The INcreasing Student Participation In REsearch Development Program is designed to increase the participation of women and minorities in computing. The program targets female and minority computer science (CS) undergraduate students, but also includes some outreach components for middle and high school students. The goal is to demonstrate that engaging underrepresented students in the INSPIRED program can
- retain more of these students;
- help transition them into advanced study in computer science or computing careers; and
- attract more females and minorities to the field.
INSPIRED strategies include:
- Engage INSPIRED students in an enriched research plan with tutoring, mentoring, peer support, and pair programming;
- Use institutional relationships within and outside of Lamar to help students bridge to the next level;
- Dispel misconceptions about computer science that discourage participation of women and minorities; and
- Engage INSPIRED students in outreach programs for underrepresented middle and high school students.
INSPIRED students are paid to perform research and participate in mentoring and outreach functions for an average of fifteen hours per week. They work in teams under the direction of Computer Science faculty members who serve as mentors and role models. The teams include students from all levels, freshmen through seniors. Graduate students help lead the research teams. The higher-level students help to train and mentor the lower-level students. The students can earn research credit hours for their work. Bridging support activities include Career Counseling and Graduate Study Seminars. Participation in Computer Science conferences, CS Research Seminars and CS Careers Forums exposes students to the richness, breadth, and many beneficial applications of Computer Science and dispels the misconception that CS is by nature a narrow, non-inclusive endeavor. INSPIRED students play an active role in summer robotics camps for underrepresented middle and high school students and other recruiting programs, thus inspiring others to engage in Computer Science. Lessons learned via evaluation of the program and its methods are continually used to improve it and are shared with others so that they can benefit from our experience.

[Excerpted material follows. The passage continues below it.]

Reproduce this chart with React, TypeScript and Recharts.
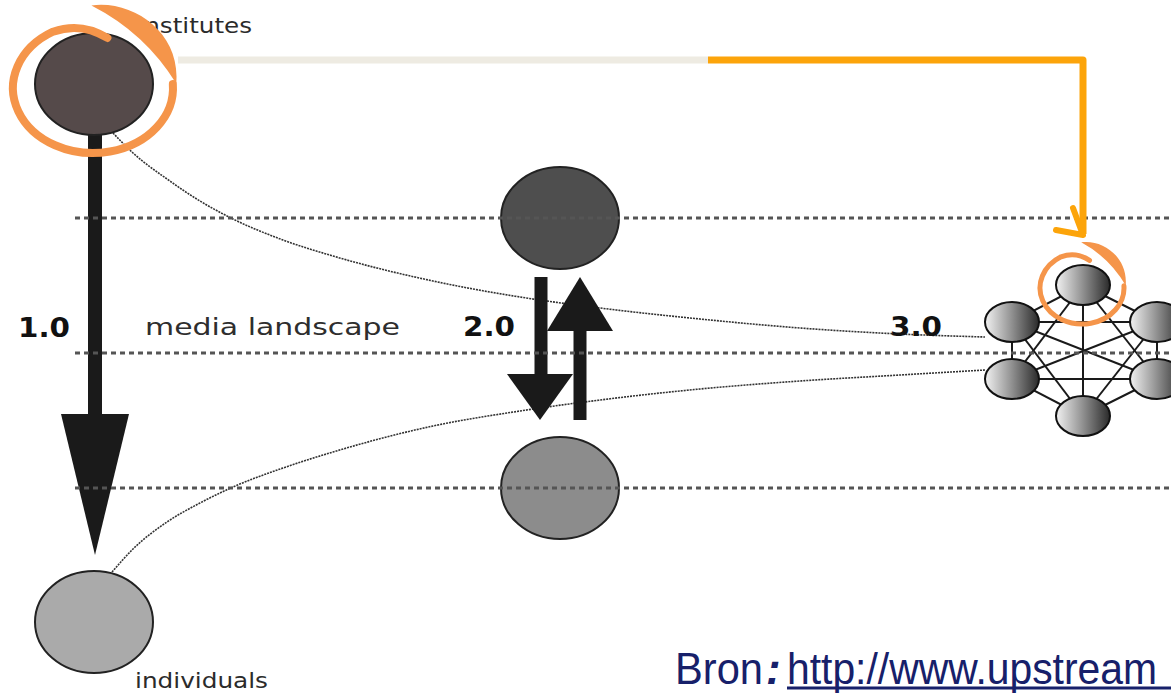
import { ComposedChart, Line, Scatter, XAxis, YAxis } from "recharts";

const W = 1171;
const H = 693;

// diagram space: x 0..1171 left to right, y 0..693 top to bottom
const lanes = [
  { x: 75, y: 218 },
  { x: 75, y: 353 },
  { x: 75, y: 488 },
];

const bigNodes = [
  { id: "institutes", x: 94, y: 84 },
  { id: "web2Top", x: 560, y: 218 },
  { id: "web2Bottom", x: 560, y: 488 },
  { id: "individuals", x: 94, y: 622 },
];

const peerNodes = [
  { id: "top", x: 1083, y: 285 },
  { id: "upperLeft", x: 1012, y: 322 },
  { id: "upperRight", x: 1157, y: 322 },
  { id: "lowerLeft", x: 1012, y: 379 },
  { id: "lowerRight", x: 1157, y: 379 },
  { id: "bottom", x: 1083, y: 416 },
];

const upperCurve = [
  { x: 113, y: 133 },
  { x: 133, y: 153 },
  { x: 167, y: 179 },
  { x: 200, y: 201 },
  { x: 233, y: 219 },
  { x: 283, y: 240 },
  { x: 333, y: 256 },
  { x: 433, y: 281 },
  { x: 520, y: 297 },
  { x: 600, y: 308 },
  { x: 700, y: 319 },
  { x: 800, y: 328 },
  { x: 900, y: 334 },
  { x: 985, y: 337 },
];

const lowerCurve = [
  { x: 112, y: 572 },
  { x: 133, y: 549 },
  { x: 167, y: 522 },
  { x: 200, y: 503 },
  { x: 233, y: 487 },
  { x: 283, y: 468 },
  { x: 333, y: 452 },
  { x: 433, y: 426 },
  { x: 520, y: 411 },
  { x: 600, y: 400 },
  { x: 700, y: 389 },
  { x: 800, y: 381 },
  { x: 900, y: 375 },
  { x: 985, y: 370 },
];

// arrow shafts run tail -> base of the head, heads point at tip
const arrowShafts = [
  { id: "web1", x: 95, tail: 135, base: 414 },
  { id: "web2Down", x: 541, tail: 277, base: 374 },
  { id: "web2Up", x: 580, tail: 420, base: 331 },
];
const arrowTips = [
  { id: "web1", x: 95, y: 555 },
  { id: "web2Down", x: 540, y: 420 },
  { id: "web2Up", x: 580, y: 277 },
];

const fadedPath = [
  { x: 178, y: 60 },
  { x: 708, y: 60 },
];
const orangePath = [
  { x: 708, y: 60 },
  { x: 1083, y: 60 },
  { x: 1083, y: 234 },
];
const orangeChevron = [
  { x: 1073, y: 208 },
  { x: 1083, y: 235 },
  { x: 1056, y: 230 },
];

const highlightRings = [
  { id: "institutes", x: 93, y: 88 },
  { id: "peer", x: 1082, y: 288 },
];

const labels = [
  { id: "institutes", x: 137, y: 33, text: "Institutes" },
  { id: "v1", x: 18, y: 337, text: "1.0" },
  { id: "landscape", x: 145, y: 335, text: "media landscape" },
  { id: "v2", x: 463, y: 336, text: "2.0" },
  { id: "v3", x: 890, y: 336, text: "3.0" },
  { id: "individuals", x: 135, y: 688, text: "individuals" },
];

const sourceNote = [{ x: 675, y: 684, label: "Bron", sep: ":", url: "http://www.upstream" }];

const peerEdges: { x: number; y: number }[][] = [];
peerNodes.forEach((a, i) =>
  peerNodes.slice(i + 1).forEach((b) => peerEdges.push([{ x: a.x, y: a.y }, { x: b.x, y: b.y }])),
);

const BIG_FILL: Record<string, string> = {
  institutes: "#554a4a",
  web2Top: "#4e4e4e",
  web2Bottom: "#8c8c8c",
  individuals: "#aaaaaa",
};

const HEAD: Record<string, { w: number; len: number; up?: boolean }> = {
  web1: { w: 68, len: 141 },
  web2Down: { w: 66, len: 46 },
  web2Up: { w: 66, len: 54, up: true },
};

const RING: Record<string, { rx: number; ry: number; sw: number }> = {
  institutes: { rx: 80, ry: 65, sw: 8 },
  peer: { rx: 42, ry: 36, sw: 5 },
};

const LABEL: Record<string, { size: number; bold?: boolean; width: number; color: string }> = {
  institutes: { size: 21, width: 115, color: "#2b2b2b" },
  v1: { size: 27, bold: true, width: 52, color: "#111" },
  landscape: { size: 23, width: 255, color: "#2e2e2e" },
  v2: { size: 27, bold: true, width: 52, color: "#111" },
  v3: { size: 27, bold: true, width: 52, color: "#111" },
  individuals: { size: 21, width: 133, color: "#2b2b2b" },
};

const ORANGE = "#fca40a";
const RING_ORANGE = "#f5954a";
const NAVY = "#17206a";
const CURVE = { stroke: "#333", strokeWidth: 1.6, strokeDasharray: "2 1" };

// scatter series that only draw their connecting line
const NoPoint = () => <g />;

function BigNode(props: any) {
  const { cx, cy, payload } = props;
  return (
    <ellipse cx={cx} cy={cy} rx={59} ry={51} fill={BIG_FILL[payload.id]} stroke="#222" strokeWidth={2} />
  );
}

function PeerNode(props: any) {
  const { cx, cy } = props;
  return <ellipse cx={cx} cy={cy} rx={27} ry={20} fill="url(#peerFill)" stroke="#111" strokeWidth={2} />;
}

// dotted lane running from its start to the right edge of the plot
function Lane(props: any) {
  const { cx, cy } = props;
  return <line x1={cx} x2={W} y1={cy} y2={cy} stroke="#555" strokeWidth={3} strokeDasharray="5 4" />;
}

function ArrowHead(props: any) {
  const { cx, cy, payload } = props;
  const h = HEAD[payload.id];
  const by = h.up ? cy + h.len : cy - h.len;
  return <polygon points={`${cx - h.w / 2},${by} ${cx + h.w / 2},${by} ${cx},${cy}`} fill="#1a1a1a" />;
}

function HighlightRing(props: any) {
  const { cx, cy, payload } = props;
  const { rx, ry, sw } = RING[payload.id];
  const p = (fx: number, fy: number) => `${cx + fx * rx} ${cy + fy * ry}`;
  const loop = `M ${p(0.18, -0.77)} Q ${p(-0.15, -1.02)} ${p(-0.5, -0.866)} A ${rx} ${ry} 0 1 0 ${p(0.998, -0.06)}`;
  const tail = `M ${p(-0.02, -1.27)} C ${p(0.5, -1.36)} ${p(1.1, -0.85)} ${p(1.04, -0.07)} Q ${p(0.65, -0.85)} ${p(-0.02, -1.27)} Z`;
  return (
    <g>
      <path d={loop} fill="none" stroke={RING_ORANGE} strokeWidth={sw} strokeLinecap="round" />
      <path d={tail} fill={RING_ORANGE} />
    </g>
  );
}

function TextMark(props: any) {
  const { cx, cy, payload } = props;
  const s = LABEL[payload.id];
  return (
    <text
      x={cx}
      y={cy}
      fontFamily="'DejaVu Sans', Verdana, sans-serif"
      fontSize={s.size}
      fontWeight={s.bold ? 700 : 400}
      fill={s.color}
      textLength={s.width}
      lengthAdjust="spacingAndGlyphs"
    >
      {payload.text}
    </text>
  );
}

function SourceMark(props: any) {
  const { cx, cy, payload } = props;
  return (
    <g fontFamily="'Liberation Sans', Arial, sans-serif" fontSize={44} fill={NAVY}>
      <text x={cx} y={cy} textLength={88} lengthAdjust="spacingAndGlyphs">
        {payload.label}
      </text>
      <text x={cx + 91} y={cy} fontStyle="italic" fontWeight={700}>
        {payload.sep}
      </text>
      <text x={cx + 112} y={cy} textLength={370} lengthAdjust="spacingAndGlyphs">
        {payload.url}
      </text>
      <line x1={cx + 112} x2={W} y1={cy + 4} y2={cy + 4} stroke={NAVY} strokeWidth={3} />
    </g>
  );
}

export default function App() {
  return (
    <div style={{ position: "absolute", left: 0, top: 0, width: W, height: H, background: "#fff" }}>
      <ComposedChart width={W} height={H} margin={{ top: 0, right: 0, bottom: 0, left: 0 }}>
        <defs>
          <linearGradient id="peerFill" x1="0" y1="0" x2="1" y2="0">
            <stop offset="0" stopColor="#f2f2f2" />
            <stop offset="0.45" stopColor="#9a9a9a" />
            <stop offset="1" stopColor="#2a2a2a" />
          </linearGradient>
        </defs>
        <XAxis type="number" dataKey="x" domain={[0, W]} hide allowDataOverflow />
        <YAxis type="number" dataKey="y" domain={[0, H]} reversed hide allowDataOverflow />

        <Line data={upperCurve} dataKey="y" type="monotone" {...CURVE} dot={false} isAnimationActive={false} />
        <Line data={lowerCurve} dataKey="y" type="monotone" {...CURVE} dot={false} isAnimationActive={false} />

        {peerEdges.map((edge, i) => (
          <Line
            key={`edge-${i}`}
            data={edge}
            dataKey="y"
            type="linear"
            stroke="#1a1a1a"
            strokeWidth={2}
            dot={false}
            isAnimationActive={false}
          />
        ))}

        {arrowShafts.map((a) => (
          <Line
            key={`shaft-${a.id}`}
            data={[
              { x: a.x, y: a.tail },
              { x: a.x, y: a.base },
            ]}
            dataKey="y"
            type="linear"
            stroke="#1a1a1a"
            strokeWidth={a.id === "web1" ? 14 : 13}
            dot={false}
            isAnimationActive={false}
          />
        ))}

        <Scatter data={bigNodes} dataKey="y" shape={BigNode} isAnimationActive={false} />
        <Scatter data={peerNodes} dataKey="y" shape={PeerNode} isAnimationActive={false} />
        <Scatter data={arrowTips} dataKey="y" shape={ArrowHead} isAnimationActive={false} />
        <Scatter data={lanes} dataKey="y" shape={Lane} isAnimationActive={false} />

        <Scatter
          data={fadedPath}
          dataKey="y"
          shape={NoPoint}
          line={{ stroke: "#eeebe2", strokeWidth: 7 }}
          lineType="joint"
          isAnimationActive={false}
        />
        <Scatter
          data={orangePath}
          dataKey="y"
          shape={NoPoint}
          line={{ stroke: ORANGE, strokeWidth: 7, strokeLinejoin: "round" }}
          lineType="joint"
          isAnimationActive={false}
        />
        <Scatter
          data={orangeChevron}
          dataKey="y"
          shape={NoPoint}
          line={{ stroke: ORANGE, strokeWidth: 6, strokeLinecap: "round", strokeLinejoin: "round" }}
          lineType="joint"
          isAnimationActive={false}
        />

        <Scatter data={labels} dataKey="y" shape={TextMark} isAnimationActive={false} />
        <Scatter data={highlightRings} dataKey="y" shape={HighlightRing} isAnimationActive={false} />
        <Scatter data={sourceNote} dataKey="y" shape={SourceMark} isAnimationActive={false} />
      </ComposedChart>
    </div>
  );
}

INSPIRED builds upon the Women in Research Development Program (WIRED), which was recognized as a Best Practice in retention of female Computer Science students in Texas [link to the proceedings]. INSPIRED students apply concepts they learn in class to their research, and their research is in turn incorporated into relevant classes. INSPIRED demonstrates that this type of enriched research program can increase participation of minorities as well as women in Computer Science, help retain and transition students to advanced study or careers in CS, and develop them into the mentors, leaders and inspirers of others.
The program helps prepare new computer scientists for participation in the global workforce by having them work in teams that are very diverse, including both men and women from different ethnic backgrounds. It enhances Lamar's infrastructure for research and education by providing for a dedicated research lab that will be used for INSPIRED research and related classes. It benefits society by enabling women and minorities to attain fulfilling careers in computer science, which in turn strengthens the discipline by the infusion of their diverse ideas and perspectives.
Professor Peggy Doerschuk is the founder and director of the INSPIRED Program. Dr. Doerschuk has led students in research in artificial intelligence and robotics for over fifteen years. She has published 35 papers on artificial intelligence, robotics, education, and research and mentoring programs for undergraduates.